Lie algebroids and Cartan's method of equivalence

TL;DR

This paper reformulates Cartan's equivalence method using Lie algebroids, providing a coordinate-free geometric framework that enables the construction of normal forms and the interpretation of symmetries and curvature in geometric structures.

Contribution

It introduces a Lie algebroid-based formalism for Cartan's equivalence method, allowing for a full geometric interpretation and the construction of normal forms for finite-type objects.

Findings

Developed a coordinate-free geometric formalism for Cartan's method

Constructed Cartan algebroids as normal forms for finite-type objects

Applied the framework to subriemannian contact structures and conformal geometry

Abstract

Elie Cartan's general equivalence problem is recast in the language of Lie algebroids.

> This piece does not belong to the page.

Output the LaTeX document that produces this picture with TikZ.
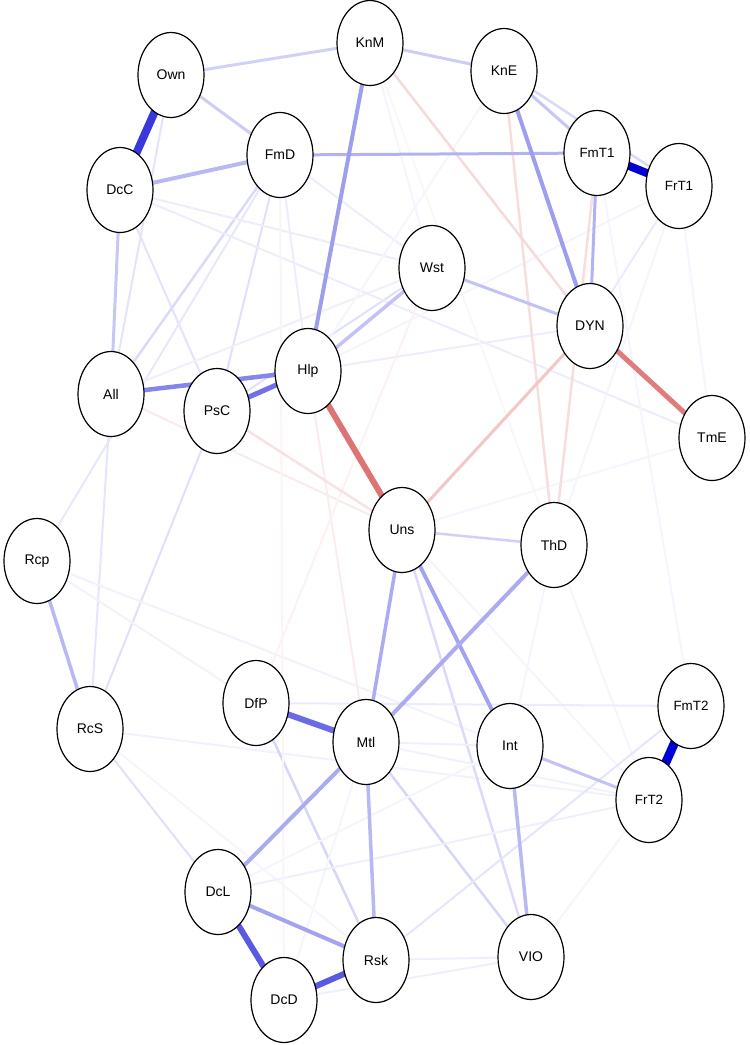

The resulting formalism, being coordinate and model-free, allows for a full geometric interpretation of Cartan's method of equivalence via reduction and prolongation. We show how to construct certain normal forms (Cartan algebroids) for objects of finite-type, and are able to interpret these directly as infinitesimal symmetries deformed by curvature.' Details are developed for transitive structures but rudiments of the theory include intransitive structures (intransitive symmetry deformations). Detailed illustrations include subriemannian contact structures and conformal geometry.